“Umair bin Sa’d Menangisi Dirinya.” (Umar bin Khattab)
Dalam Masa Belianya Bocah bernama Umair bin Sa’d Al Anshary telah merasakan hidup sebagai yatim dan orang miskin sejak kecilnya. Ayahnya telah kembali ke pangkuan Tuhan tanpa meninggalkan harta atau orang yang akan membiayainya.
Namun ibunya berhasil untuk menikah lagi dengan seorang hartawan dari suku Aus yang dikenal dengan Al Julas bin Suwaid. Aus adalah sebuah kabilah besar dari Azd yang mendiami Madinah. Kabilah ini telah berjanji kepada Rasulullah Saw untuk melindungi beliau.
Pria ini kemudian menanggung biaya hidup Umair dan menjadikan ia sebagai anggota keluarga. Umair merasakan kebaikan, asuhan dan perasaan lembut yang dimiliki Al Julas sehingga membuatnya terlupa bahwa dia adalah seorang yatim. Umair mencintai Al Julas seperti ayahnya sendiri. Sebagaimana Al Julas mencintai Umair seperti layaknya seorang anaknya.
Semakin Umair bertambah dewasa, maka Al Julas semakin cinta kepadanya. Sebab Al Julas mendapati bahwa Umair memiliki tanda-tanda kecerdasan dan kemulyaan yang terlihat dari setiap amalnya. Ia juga memiliki sifat amanah, jujur yang terlihat dari prilakunya.
Pemuda yang bernama Umair memeluk Islam pada saat ia masih belia belum genap 10 tahun. Iman merasuk ke dalam sebuah ruang di hatinya dan tidak berlari dari tempatnya. Ia juga mendapati Islam dalam jiwanya yang masih suci dan bersih. Meski masih dalam usia belia, namun ia tidak pernah absen dari shalat berjamaah di belakang Rasulullah Saw.

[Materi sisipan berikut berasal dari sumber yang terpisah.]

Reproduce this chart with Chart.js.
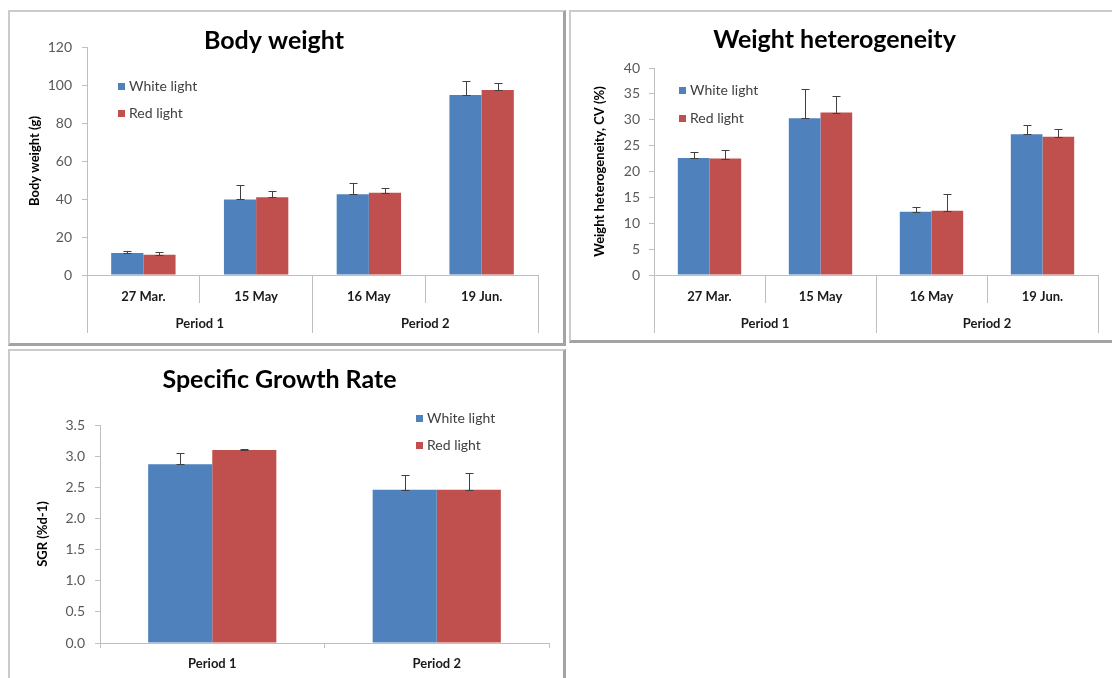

Ibunya merasa bahagia setiap kali melihatnya pergi ke Masjid atau kembali darinya. Terkadang bersama suaminya, terkadang ia berangkat sendiri saja.
Beginilah kehidupan pemuda Umair berlangsung; tenang tanpa ada halangan dan tidak ada kekeruhan. Sehingga kehendak Allah menentukan bahwa bocah yang hampir baligh ini akan mendapatkan cobaan yang paling berat, dan memberikannya ujian yang jarang diterima oleh seorang pemuda dalam usianya. Pada tahun 9 H, Rasulullah Saw mengumumkan niatnya untuk menyerang Romawi di Tabuk (Tabuk adalah sebuah tempat di perbatasan Syam. Beliau memerintahkan kaum muslimin) untuk bersiap-siap.
Kebiasaan Rasulullah Saw adalah jika Beliau hendak melakukan perang, Beliau tidak akan menceritakannya. Manusia menduga bahwa Rasulullah Saw akan menuju suatu arah yang sebenarnya bukan itu yang dimaksud. Kecuali dalam perang Tabuk.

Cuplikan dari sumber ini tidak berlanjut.